For many years, the entire ground floor was occupied by Peach and Hafton furnishers and shopfitters. Established in about 1900, Peach and Hatton was renowned for the quality of its furniture, which was made at its factory in Smith Street and displayed in the high-ceilinged showrooms at the Mansions. The company also sold floor coverings. The first photo was taken in 1935, two years before the Theatre Royal was sold.

Thirty years later, the building began to show its age and was under threat of demolition. Fortunately, Chix Furnishers had acquired it and carefully restored it.

In Durban at Your Feet, An Alternative Guide to a City (1979), the late Barend van Niekerk describes the building in his forthright style: “Here we have the last really elaborate example of the kind of metal lacework which dominated the Durban scene at the turn of the (20th) century. This is an important building which has been carefully restored by Chix for which I forgive them the unnecessarily garish shop sign.

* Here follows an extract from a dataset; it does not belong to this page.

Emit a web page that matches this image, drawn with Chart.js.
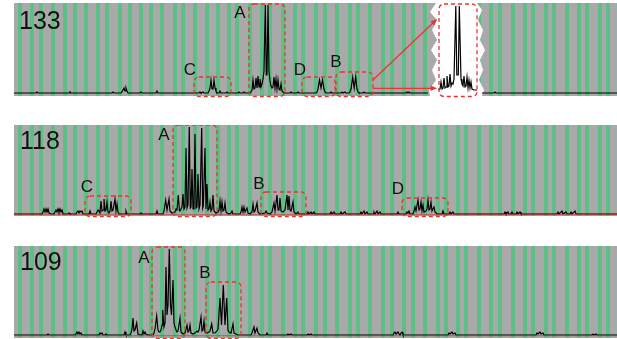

This is a building worth preserving at all costs (as it) is really a museum for metal lacework of the Victorian era and worthy to be declared a national monument.”

Sadly, time has not been kind to the building as the recent photo shows. The upper floors still provide accommodation, but the ground floor has been divided into a series of shops. No hint of the elegant showrooms survived the partitioning. Our coastal climate and neglect have begun to ravage the filigree metal work. The Mansions survives, but not in the condition Van Niekerk would have hoped.